The Mayor of London is currently in Singapore at the World Cities Summit, a meeting between political leaders, planners, and business executives.
He has used the visit to raise concerns about global disinformation, having previously slammed politicians who paint a "dystopian" picture of London as a "fallen city".
"We know social media has been used as a platform by bad state actors, whether that's in China, Russia, or the Make America Great Again actors in the USA," Sir Sadiq told the BBC.
Disinformation was also being spread by people in southeast Asia, including China and Japan, he added.
City Hall's Tory leader Susan Hall questioned the decision to spend public money to tackle "disinformation" - and told him to get back from Singapore and actually sort out crime.

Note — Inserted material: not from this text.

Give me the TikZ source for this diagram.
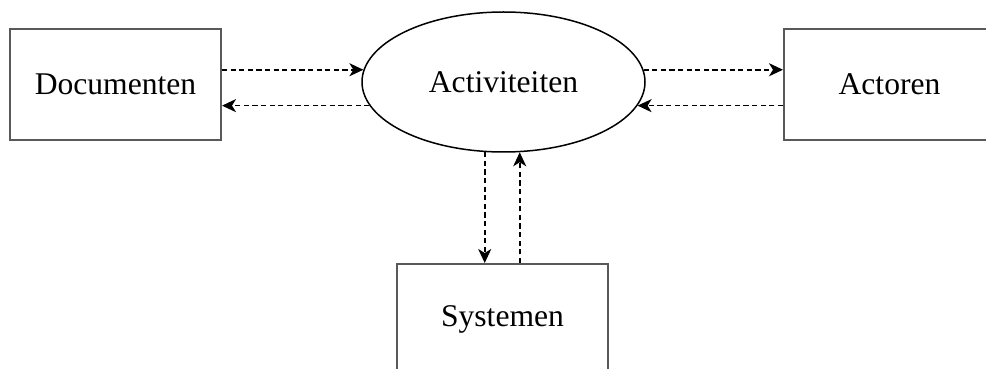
\documentclass[tikz,border=0pt]{standalone}
\usepackage{fontspec}
\setmainfont{Liberation Serif}
\usetikzlibrary{arrows.meta}
\usetikzlibrary{shapes.geometric}
\usetikzlibrary{positioning}

\begin{document}
\begin{tikzpicture}
				[x=0.5pt,y=-0.5pt,
				every node/.style={font=\fontsize{15.8}{19}\selectfont,inner sep=0pt},
				blok/.style={draw=black!65,line width=1pt,minimum width=105.5pt,minimum height=55.5pt},
				wolk/.style={ellipse,draw,line width=0.75pt,minimum width=141.5pt,minimum height=70pt},
				flow/.style={line width=0.85pt,dash pattern=on 2.6pt off 1.7pt,-{Stealth[length=7pt,width=6.5pt,inset=2pt]}}]
				\useasboundingbox (0,0) rectangle (986,369);
				\clip (0,0) rectangle (986,369);
				\node[blok] (doc) at (115.5,84.5) {Documenten};
				\node[wolk] (act) at (503.5,82) {Activiteiten};
				\node[blok] (actor) at (889.5,84.5) {Actoren};
				\node[blok] (sys) at (502.5,319.5) {Systemen};
				
				\draw[flow] (act.175 -| doc.east) -- (act.175);
				\draw[flow] (act.190) -- (act.190 -| doc.east);
				\draw[flow] (act.5) -- (act.5 -| actor.west);
				\draw[flow] (act.350 -| actor.west) -- (act.350);
				\draw[flow] (act.255) -- (act.255 |- sys.north);
				\draw[flow] (act.283 |- sys.north) -- (act.283);
			\end{tikzpicture}
\end{document}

She said: "He's putting millions into looking at online disinformation... I don't want anonymous trolls obviously to make up lies about the city, but the Mayor can't try and suggest that anyone critical of his failure or record of failure is among those ranks.
A spokesman for the Mayor of London said: "Nothing is more important to the Mayor than keeping Londoners safe and Sadiq is committed to building on the significant crime reductions achieved across the capital where homicides are at record lows, you are less likely to be a victim of violence in London than the rest of the UK and recent ONS stats show significant falls in robbery and theft in the capital.
"This is down to the hard work of the police who have been backed by record £1.26billion funding from the Mayor alongside the prevention and intervention work led by London’s Violence Reduction - the first in the England.
"But there is still more work to do. Sadiq will continue to work with the police and partners to make sure Londoners are safe and feel safe and do more to bear down on shoplifting, knife crime, mobile phone crime and violence against women and girls to build a safer London for all."